> [Exercise]
Word for word, restate every line of the listing that follows.

*** Extracted information ***

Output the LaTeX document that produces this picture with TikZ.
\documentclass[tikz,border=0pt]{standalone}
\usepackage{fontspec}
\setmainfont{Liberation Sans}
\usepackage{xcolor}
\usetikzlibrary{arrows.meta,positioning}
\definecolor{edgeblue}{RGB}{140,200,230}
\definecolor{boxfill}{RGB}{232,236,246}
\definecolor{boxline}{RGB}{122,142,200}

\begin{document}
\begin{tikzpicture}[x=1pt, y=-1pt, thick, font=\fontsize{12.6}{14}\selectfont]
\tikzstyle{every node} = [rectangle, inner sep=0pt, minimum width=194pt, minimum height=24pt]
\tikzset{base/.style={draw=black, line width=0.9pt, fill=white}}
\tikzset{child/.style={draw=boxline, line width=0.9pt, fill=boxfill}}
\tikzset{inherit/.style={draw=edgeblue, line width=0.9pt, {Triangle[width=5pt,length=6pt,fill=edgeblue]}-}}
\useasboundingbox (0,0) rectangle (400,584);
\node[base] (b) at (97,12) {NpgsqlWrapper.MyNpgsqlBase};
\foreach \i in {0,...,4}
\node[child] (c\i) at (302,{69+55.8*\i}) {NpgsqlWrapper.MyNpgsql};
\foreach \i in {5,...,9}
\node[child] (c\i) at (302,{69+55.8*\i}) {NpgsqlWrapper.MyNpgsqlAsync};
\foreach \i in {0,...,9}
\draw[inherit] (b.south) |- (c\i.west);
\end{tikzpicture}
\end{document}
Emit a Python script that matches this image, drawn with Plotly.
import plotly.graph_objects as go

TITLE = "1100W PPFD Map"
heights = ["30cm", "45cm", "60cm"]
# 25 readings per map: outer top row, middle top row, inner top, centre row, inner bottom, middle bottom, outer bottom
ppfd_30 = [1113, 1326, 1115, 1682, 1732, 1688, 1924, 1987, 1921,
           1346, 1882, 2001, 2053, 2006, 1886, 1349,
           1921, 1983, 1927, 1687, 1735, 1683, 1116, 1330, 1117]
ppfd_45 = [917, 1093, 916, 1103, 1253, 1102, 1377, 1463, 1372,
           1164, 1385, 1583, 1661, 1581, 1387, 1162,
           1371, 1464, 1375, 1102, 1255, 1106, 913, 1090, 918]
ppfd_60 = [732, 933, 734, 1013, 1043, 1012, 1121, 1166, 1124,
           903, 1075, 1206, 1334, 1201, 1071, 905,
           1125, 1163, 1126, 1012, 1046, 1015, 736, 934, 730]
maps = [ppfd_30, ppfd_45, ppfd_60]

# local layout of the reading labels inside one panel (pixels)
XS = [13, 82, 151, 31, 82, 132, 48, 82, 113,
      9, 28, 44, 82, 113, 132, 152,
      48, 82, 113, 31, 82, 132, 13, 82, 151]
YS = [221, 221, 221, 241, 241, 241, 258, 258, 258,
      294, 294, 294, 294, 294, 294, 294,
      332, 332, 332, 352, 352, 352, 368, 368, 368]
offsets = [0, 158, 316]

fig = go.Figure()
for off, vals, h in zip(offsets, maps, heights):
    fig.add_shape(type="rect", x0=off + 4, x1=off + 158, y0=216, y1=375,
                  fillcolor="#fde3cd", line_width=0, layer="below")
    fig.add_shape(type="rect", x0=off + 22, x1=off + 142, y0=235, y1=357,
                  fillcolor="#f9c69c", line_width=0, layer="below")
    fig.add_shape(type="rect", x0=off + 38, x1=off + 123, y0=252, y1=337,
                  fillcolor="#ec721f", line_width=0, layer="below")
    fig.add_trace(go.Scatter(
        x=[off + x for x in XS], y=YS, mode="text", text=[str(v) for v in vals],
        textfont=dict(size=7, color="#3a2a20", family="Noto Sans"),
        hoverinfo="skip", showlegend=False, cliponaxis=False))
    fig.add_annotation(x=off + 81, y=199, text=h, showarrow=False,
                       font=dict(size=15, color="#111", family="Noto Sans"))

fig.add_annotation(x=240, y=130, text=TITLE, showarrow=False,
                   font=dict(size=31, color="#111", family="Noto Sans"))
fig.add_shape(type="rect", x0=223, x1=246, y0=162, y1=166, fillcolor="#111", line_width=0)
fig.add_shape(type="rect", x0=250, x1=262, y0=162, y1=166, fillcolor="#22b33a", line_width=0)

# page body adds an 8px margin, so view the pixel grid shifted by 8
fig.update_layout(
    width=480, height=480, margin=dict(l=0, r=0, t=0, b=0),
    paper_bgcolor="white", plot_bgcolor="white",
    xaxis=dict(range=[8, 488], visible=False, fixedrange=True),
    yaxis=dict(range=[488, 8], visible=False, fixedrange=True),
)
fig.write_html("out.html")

***

> [Output for this task]
Output the LaTeX document that produces this picture with TikZ.
\documentclass[tikz,border=0pt]{standalone}
\usepackage{fontspec}
\setmainfont{Liberation Sans}
\usepackage{xcolor}
\usetikzlibrary{arrows.meta,positioning}
\definecolor{edgeblue}{RGB}{140,200,230}
\definecolor{boxfill}{RGB}{232,236,246}
\definecolor{boxline}{RGB}{122,142,200}

\begin{document}
\begin{tikzpicture}[x=1pt, y=-1pt, thick, font=\fontsize{12.6}{14}\selectfont]
\tikzstyle{every node} = [rectangle, inner sep=0pt, minimum width=194pt, minimum height=24pt]
\tikzset{base/.style={draw=black, line width=0.9pt, fill=white}}
\tikzset{child/.style={draw=boxline, line width=0.9pt, fill=boxfill}}
\tikzset{inherit/.style={draw=edgeblue, line width=0.9pt, {Triangle[width=5pt,length=6pt,fill=edgeblue]}-}}
\useasboundingbox (0,0) rectangle (400,584);
\node[base] (b) at (97,12) {NpgsqlWrapper.MyNpgsqlBase};
\foreach \i in {0,...,4}
\node[child] (c\i) at (302,{69+55.8*\i}) {NpgsqlWrapper.MyNpgsql};
\foreach \i in {5,...,9}
\node[child] (c\i) at (302,{69+55.8*\i}) {NpgsqlWrapper.MyNpgsqlAsync};
\foreach \i in {0,...,9}
\draw[inherit] (b.south) |- (c\i.west);
\end{tikzpicture}
\end{document}
Emit a Python script that matches this image, drawn with Plotly.
import plotly.graph_objects as go

TITLE = "1100W PPFD Map"
heights = ["30cm", "45cm", "60cm"]
# 25 readings per map: outer top row, middle top row, inner top, centre row, inner bottom, middle bottom, outer bottom
ppfd_30 = [1113, 1326, 1115, 1682, 1732, 1688, 1924, 1987, 1921,
           1346, 1882, 2001, 2053, 2006, 1886, 1349,
           1921, 1983, 1927, 1687, 1735, 1683, 1116, 1330, 1117]
ppfd_45 = [917, 1093, 916, 1103, 1253, 1102, 1377, 1463, 1372,
           1164, 1385, 1583, 1661, 1581, 1387, 1162,
           1371, 1464, 1375, 1102, 1255, 1106, 913, 1090, 918]
ppfd_60 = [732, 933, 734, 1013, 1043, 1012, 1121, 1166, 1124,
           903, 1075, 1206, 1334, 1201, 1071, 905,
           1125, 1163, 1126, 1012, 1046, 1015, 736, 934, 730]
maps = [ppfd_30, ppfd_45, ppfd_60]

# local layout of the reading labels inside one panel (pixels)
XS = [13, 82, 151, 31, 82, 132, 48, 82, 113,
      9, 28, 44, 82, 113, 132, 152,
      48, 82, 113, 31, 82, 132, 13, 82, 151]
YS = [221, 221, 221, 241, 241, 241, 258, 258, 258,
      294, 294, 294, 294, 294, 294, 294,
      332, 332, 332, 352, 352, 352, 368, 368, 368]
offsets = [0, 158, 316]

fig = go.Figure()
for off, vals, h in zip(offsets, maps, heights):
    fig.add_shape(type="rect", x0=off + 4, x1=off + 158, y0=216, y1=375,
                  fillcolor="#fde3cd", line_width=0, layer="below")
    fig.add_shape(type="rect", x0=off + 22, x1=off + 142, y0=235, y1=357,
                  fillcolor="#f9c69c", line_width=0, layer="below")
    fig.add_shape(type="rect", x0=off + 38, x1=off + 123, y0=252, y1=337,
                  fillcolor="#ec721f", line_width=0, layer="below")
    fig.add_trace(go.Scatter(
        x=[off + x for x in XS], y=YS, mode="text", text=[str(v) for v in vals],
        textfont=dict(size=7, color="#3a2a20", family="Noto Sans"),
        hoverinfo="skip", showlegend=False, cliponaxis=False))
    fig.add_annotation(x=off + 81, y=199, text=h, showarrow=False,
                       font=dict(size=15, color="#111", family="Noto Sans"))

fig.add_annotation(x=240, y=130, text=TITLE, showarrow=False,
                   font=dict(size=31, color="#111", family="Noto Sans"))
fig.add_shape(type="rect", x0=223, x1=246, y0=162, y1=166, fillcolor="#111", line_width=0)
fig.add_shape(type="rect", x0=250, x1=262, y0=162, y1=166, fillcolor="#22b33a", line_width=0)

# page body adds an 8px margin, so view the pixel grid shifted by 8
fig.update_layout(
    width=480, height=480, margin=dict(l=0, r=0, t=0, b=0),
    paper_bgcolor="white", plot_bgcolor="white",
    xaxis=dict(range=[8, 488], visible=False, fixedrange=True),
    yaxis=dict(range=[488, 8], visible=False, fixedrange=True),
)
fig.write_html("out.html")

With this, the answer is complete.